Espolita y Lina encabezan una larguísima lista de personas que, organizadas en movimientos sociales, están siendo exterminadas después de haberse firmado los cacareados Acuerdos de Paz. Yimer Chávez defendía los derechos humanos en Popayán; Jairo Rodríguez apoyaba la Marcha Patriótica; el campesino Erley Monroy defendía la tierra que le daba sustento; Gilmar lideraba las juventudes afro del Villa Rica; Yorganis Bernal defendía los derechos de las mujeres indígenas; Nataly era dirigente universitaria; Marcos, dirigente minero; Olmedo, indígena nasa. Los crímenes que en 2016 se cometían cada tres días, ahora suceden casi a diario; en Medellín, los asesinatos de mujeres se han incrementado en un 50%. El pueblo sigue su triste caminar por las veredas cargando los despojos de las personas asesinadas, hechos que los medios de comunicación ignoran y que el Gobierno de Bogotá califica de esporádicos.

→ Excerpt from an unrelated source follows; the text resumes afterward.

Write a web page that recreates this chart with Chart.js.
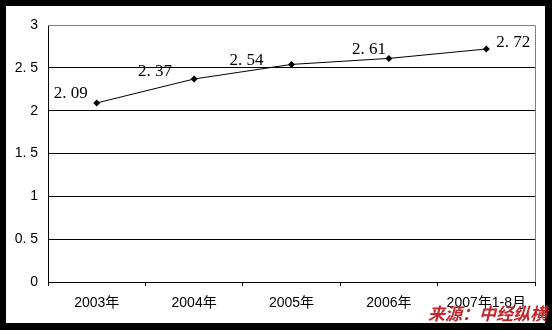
<!DOCTYPE html>
<html>
<head>
<meta charset="utf-8">
<script src="https://cdn.jsdelivr.net/npm/chart.js@4/dist/chart.umd.min.js"></script>
<style>
  html, body { margin: 0; padding: 0; background: #000; }
  #wrap { width: 552px; height: 330px; }
</style>
</head>
<body>
<div id="wrap"><canvas id="myChart" width="552" height="330"></canvas></div>
<script>
// data
var years = ['2003年', '2004年', '2005年', '2006年', '2007年1-8月'];
var values = [2.09, 2.37, 2.54, 2.61, 2.72];
var yTicks = [0, 0.5, 1, 1.5, 2, 2.5, 3];
var sourceText = '来源：中经纵横';

// where each value label sits relative to its point (dx, dy, align)
var labelPlace = [
    [-9, -9, 'right'],
    [-22, -7, 'right'],
    [-28, -4, 'right'],
    [-3, -9, 'right'],
    [10, -6, 'left']
];

function fmt(v) {
    return String(v).replace('.', '. ');
}

var framePlugin = {
    id: 'frame',
    beforeDraw: function(chart) {
        var ctx = chart.ctx;
        ctx.save();
        ctx.fillStyle = '#000';
        ctx.fillRect(0, 0, chart.width, chart.height);
        ctx.fillStyle = '#fff';
        ctx.fillRect(6, 6, 539, 317);
        ctx.restore();
    },
    afterDraw: function(chart) {
        var ctx = chart.ctx;
        var a = chart.chartArea;
        ctx.save();
        ctx.strokeStyle = '#808080';
        ctx.lineWidth = 1;
        ctx.beginPath();
        ctx.moveTo(a.left, a.top + 0.5);
        ctx.lineTo(Math.round(a.right) + 0.5, a.top + 0.5);
        ctx.lineTo(Math.round(a.right) + 0.5, a.bottom);
        ctx.stroke();

        // value labels
        var meta = chart.getDatasetMeta(0);
        ctx.fillStyle = '#000';
        ctx.font = '17px "Liberation Serif", serif';
        ctx.textBaseline = 'middle';
        meta.data.forEach(function(pt, i) {
            var p = labelPlace[i];
            ctx.textAlign = p[2];
            ctx.fillText(fmt(values[i]), pt.x + p[0], pt.y + p[1]);
        });

        // source note
        ctx.font = 'italic bold 17px "Noto Sans CJK SC", sans-serif';
        ctx.fillStyle = '#c0282d';
        ctx.textAlign = 'right';
        ctx.textBaseline = 'middle';
        ctx.fillText(sourceText, 547, 314);
        ctx.restore();
    }
};

var canvas = document.getElementById('myChart').getContext('2d');

var chart = new Chart(canvas, {
    type: 'line',
    data: {
        labels: years,
        datasets: [{
            data: values,
            borderColor: '#000',
            backgroundColor: '#000',
            borderWidth: 1,
            pointStyle: 'rectRot',
            pointRadius: 3.5,
            pointBackgroundColor: '#000',
            pointBorderColor: '#000',
            pointBorderWidth: 0,
            lineTension: 0
        }]
    },
    options: {
        responsive: false,
        animation: false,
        layout: { padding: { left: 0, top: 25, right: 17, bottom: 0 } },
        plugins: {
            legend: { display: false },
            tooltip: { enabled: false }
        },
        scales: {
            x: {
                offset: true,
                grid: {
                    offset: true,
                    drawOnChartArea: false,
                    drawTicks: true,
                    tickLength: 4,
                    color: '#000'
                },
                border: { color: '#000', width: 1 },
                ticks: {
                    color: '#000',
                    padding: 9,
                    maxRotation: 0,
                    autoSkip: false,
                    font: { family: '"Liberation Sans", "Noto Sans CJK SC", sans-serif', size: 14 }
                },
                afterFit: function(scale) { scale.height = 48; }
            },
            y: {
                min: 0,
                max: 3,
                afterBuildTicks: function(scale) {
                    scale.ticks = yTicks.map(function(v) { return { value: v }; });
                },
                grid: {
                    drawTicks: false,
                    color: function(c) { return c.tick && c.tick.value === 3 ? '#808080' : '#000'; }
                },
                border: { color: '#000', width: 1 },
                ticks: {
                    color: '#000',
                    padding: 10,
                    font: { family: '"Liberation Sans", sans-serif', size: 14 },
                    callback: function(v) { return fmt(v); }
                },
                afterFit: function(scale) { scale.width = 48; }
            }
        }
    },
    plugins: [framePlugin]
});
</script>
</body>
</html>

Las comunidades afectadas exigen garantías ciudadanas y que los asesinos no gocen de impunidad, ambiciosa y estéril demanda ante la tupida red de complicidades institucionales. Quienes asesinaron a Espolita y Lina cruzaron tranquilamente el rio Rayo y se refugiaron en una isla que todo el mundo conoce como fortín de canallas y donde nadie les incomoda. La policía tergiversa las denuncias y algunos de los asignados a la unidad especial para proteger a los amenazados son sicarios. Por suerte, una buena parte del país ha dicho «basta»; venciendo temores, ha asumido la protección de sus derechos y vidas. De un tiempo a esta parte, ha convocado vigilias («velatones» las llaman) para denunciar los crímenes y señalar a los culpables. Medida necesaria que ha gustado muy poco a la derecha uribista y ha provocado una discreta reacción de apoyo en el Parlamente Europeo.

Tras esta interminable matazón, hay un pensamiento guerrerista que justifica y apoya la violencia oficial: «Si hemos conseguido derrotar a los terroristas armados, tenemos que continuar la guerra hasta acabar con los desarmados»; «hay que ser implacables con quienes se organizan para combatir al Estado simulando defender derechos»; «golpear a algunos de ellos crea desanimo en los demás y desvertebra al movimiento popular»; «hay que intensificar la batalla del relato para que los rebeldes no legitimen su terrorismo ni deslegitimen la violencia defensiva del Estado».

Elogiar los Acuerdos de Paz ocultando la persistente violencia estatal es un engañoso eufemismo. Denunciar el discurso de vencedores y vencidos como focalizado en Colombia, un reduccionismo. Los jóvenes de Alsasua encarcelados, la cobertura a quienes practicaron y ejecutan la violencia estatal, la criminalización de los movimientos organizados siguen vigentes por estas tierras nuestras, incluso en los meses de holganza estival. Una razón más para estrechar vínculos solidarios entre Euskal Herria y Colombia.